* BEGIN Source records *

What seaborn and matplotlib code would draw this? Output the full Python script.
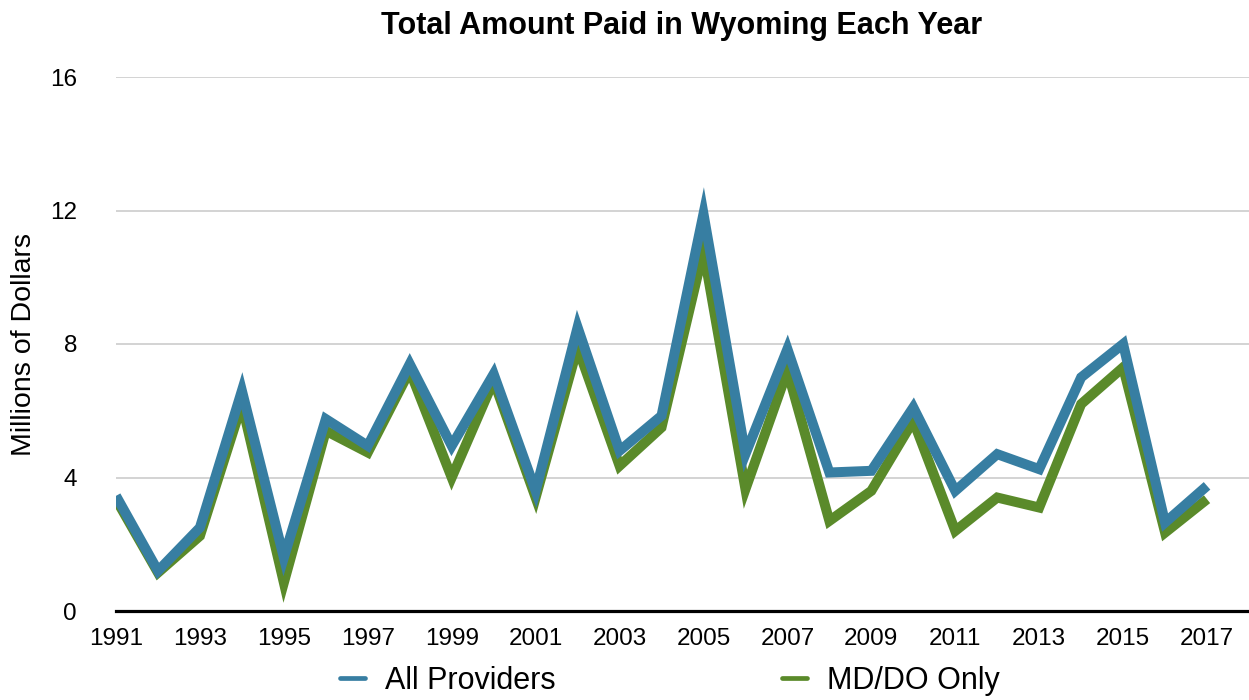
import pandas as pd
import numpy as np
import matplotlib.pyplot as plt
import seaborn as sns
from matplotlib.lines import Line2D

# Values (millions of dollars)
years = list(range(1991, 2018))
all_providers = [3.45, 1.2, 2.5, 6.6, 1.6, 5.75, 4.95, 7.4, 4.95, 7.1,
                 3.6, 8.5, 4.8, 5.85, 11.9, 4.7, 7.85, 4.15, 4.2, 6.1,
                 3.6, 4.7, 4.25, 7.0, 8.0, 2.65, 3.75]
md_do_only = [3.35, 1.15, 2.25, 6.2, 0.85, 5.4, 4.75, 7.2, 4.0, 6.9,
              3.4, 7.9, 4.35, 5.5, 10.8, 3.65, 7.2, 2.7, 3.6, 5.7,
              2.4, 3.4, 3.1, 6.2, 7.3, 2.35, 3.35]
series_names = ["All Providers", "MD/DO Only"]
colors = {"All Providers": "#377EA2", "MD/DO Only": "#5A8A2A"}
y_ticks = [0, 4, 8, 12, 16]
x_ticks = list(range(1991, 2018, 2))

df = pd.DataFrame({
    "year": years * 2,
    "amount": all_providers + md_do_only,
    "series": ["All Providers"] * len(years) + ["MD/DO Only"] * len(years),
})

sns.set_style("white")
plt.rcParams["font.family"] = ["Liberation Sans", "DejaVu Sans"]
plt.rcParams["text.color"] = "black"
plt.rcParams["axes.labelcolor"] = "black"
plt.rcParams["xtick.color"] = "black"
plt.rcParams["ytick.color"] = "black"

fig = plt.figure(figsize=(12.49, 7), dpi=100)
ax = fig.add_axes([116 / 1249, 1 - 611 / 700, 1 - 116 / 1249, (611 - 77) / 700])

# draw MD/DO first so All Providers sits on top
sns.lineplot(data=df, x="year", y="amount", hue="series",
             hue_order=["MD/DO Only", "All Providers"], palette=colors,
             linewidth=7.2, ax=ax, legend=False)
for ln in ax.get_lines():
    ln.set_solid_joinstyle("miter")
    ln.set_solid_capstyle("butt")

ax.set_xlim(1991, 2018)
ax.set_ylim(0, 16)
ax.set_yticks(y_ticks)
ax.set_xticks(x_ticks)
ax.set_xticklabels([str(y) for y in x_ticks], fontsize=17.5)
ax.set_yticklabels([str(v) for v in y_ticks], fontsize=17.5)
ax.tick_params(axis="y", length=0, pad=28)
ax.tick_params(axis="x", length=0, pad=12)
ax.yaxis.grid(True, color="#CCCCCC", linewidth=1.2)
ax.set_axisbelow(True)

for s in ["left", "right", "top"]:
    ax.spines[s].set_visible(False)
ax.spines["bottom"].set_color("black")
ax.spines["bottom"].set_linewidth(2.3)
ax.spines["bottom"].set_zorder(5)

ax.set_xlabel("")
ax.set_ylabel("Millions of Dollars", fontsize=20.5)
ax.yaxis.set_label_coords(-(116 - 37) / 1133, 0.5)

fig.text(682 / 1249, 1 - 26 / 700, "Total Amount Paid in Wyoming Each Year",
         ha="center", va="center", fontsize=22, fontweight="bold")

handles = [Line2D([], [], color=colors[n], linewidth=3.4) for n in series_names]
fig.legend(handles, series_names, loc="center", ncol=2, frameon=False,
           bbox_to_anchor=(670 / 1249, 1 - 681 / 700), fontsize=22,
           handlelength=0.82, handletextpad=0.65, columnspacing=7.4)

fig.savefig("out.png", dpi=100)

* END Source records *
* BEGIN Source records *

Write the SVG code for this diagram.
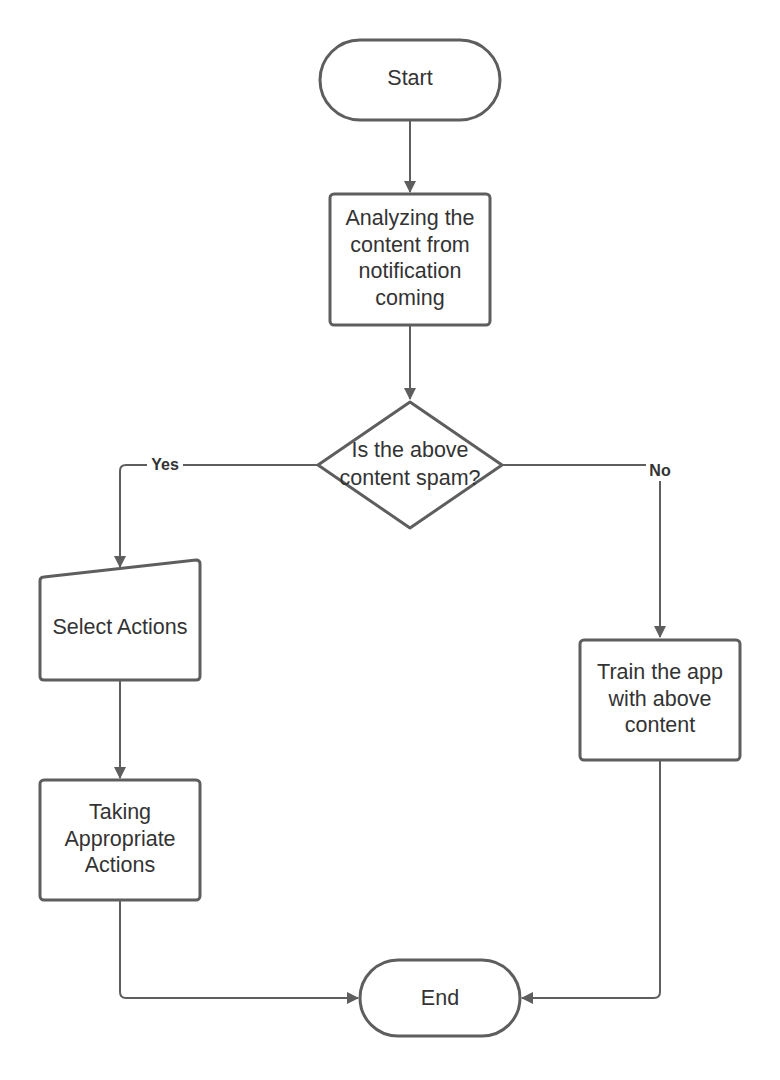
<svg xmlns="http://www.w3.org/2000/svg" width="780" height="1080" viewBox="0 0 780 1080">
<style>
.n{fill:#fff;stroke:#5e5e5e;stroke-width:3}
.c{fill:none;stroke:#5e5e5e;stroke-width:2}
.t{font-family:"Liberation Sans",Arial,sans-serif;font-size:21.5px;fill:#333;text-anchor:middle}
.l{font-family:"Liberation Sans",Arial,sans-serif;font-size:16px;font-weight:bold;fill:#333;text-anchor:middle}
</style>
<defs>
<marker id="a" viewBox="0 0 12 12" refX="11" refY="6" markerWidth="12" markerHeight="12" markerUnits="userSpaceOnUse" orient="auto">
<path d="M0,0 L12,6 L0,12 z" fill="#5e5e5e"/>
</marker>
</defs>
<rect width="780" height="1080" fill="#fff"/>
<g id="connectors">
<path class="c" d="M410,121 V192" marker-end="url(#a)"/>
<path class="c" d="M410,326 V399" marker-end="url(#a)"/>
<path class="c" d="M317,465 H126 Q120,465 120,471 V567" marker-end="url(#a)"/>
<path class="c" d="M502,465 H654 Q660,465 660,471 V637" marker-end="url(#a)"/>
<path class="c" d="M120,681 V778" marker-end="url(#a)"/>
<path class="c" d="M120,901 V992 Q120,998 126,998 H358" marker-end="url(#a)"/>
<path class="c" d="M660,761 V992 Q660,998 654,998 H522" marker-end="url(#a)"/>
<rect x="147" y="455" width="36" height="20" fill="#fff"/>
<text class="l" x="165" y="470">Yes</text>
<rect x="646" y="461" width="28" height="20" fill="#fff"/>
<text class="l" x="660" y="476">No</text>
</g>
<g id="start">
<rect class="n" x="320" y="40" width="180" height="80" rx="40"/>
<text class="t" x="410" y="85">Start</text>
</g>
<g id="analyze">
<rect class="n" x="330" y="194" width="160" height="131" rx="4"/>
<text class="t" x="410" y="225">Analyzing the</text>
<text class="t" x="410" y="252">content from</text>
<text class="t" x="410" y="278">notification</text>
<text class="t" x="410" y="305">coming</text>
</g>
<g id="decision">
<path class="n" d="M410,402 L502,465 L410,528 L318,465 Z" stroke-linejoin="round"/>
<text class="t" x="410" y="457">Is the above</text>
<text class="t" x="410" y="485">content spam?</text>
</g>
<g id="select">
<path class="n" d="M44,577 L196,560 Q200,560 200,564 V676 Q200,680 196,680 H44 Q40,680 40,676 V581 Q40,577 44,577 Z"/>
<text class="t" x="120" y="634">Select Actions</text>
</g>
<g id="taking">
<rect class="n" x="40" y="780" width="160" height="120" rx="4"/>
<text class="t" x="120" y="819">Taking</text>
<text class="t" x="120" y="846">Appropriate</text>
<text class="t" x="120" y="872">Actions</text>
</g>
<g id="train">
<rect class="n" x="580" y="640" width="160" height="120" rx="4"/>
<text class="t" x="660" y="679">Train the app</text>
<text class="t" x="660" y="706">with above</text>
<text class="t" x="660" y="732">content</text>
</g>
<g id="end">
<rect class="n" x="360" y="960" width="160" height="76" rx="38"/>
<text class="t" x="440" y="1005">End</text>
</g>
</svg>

* END Source records *

__Task requirements__
Repeat exactly, and only, the lines between the line holding "What seaborn and" and the line holding "from matplotlib.lines import Line2D", inclusive, leaving pictures out.

__Problem solution__
What seaborn and matplotlib code would draw this? Output the full Python script.
import pandas as pd
import numpy as np
import matplotlib.pyplot as plt
import seaborn as sns
from matplotlib.lines import Line2D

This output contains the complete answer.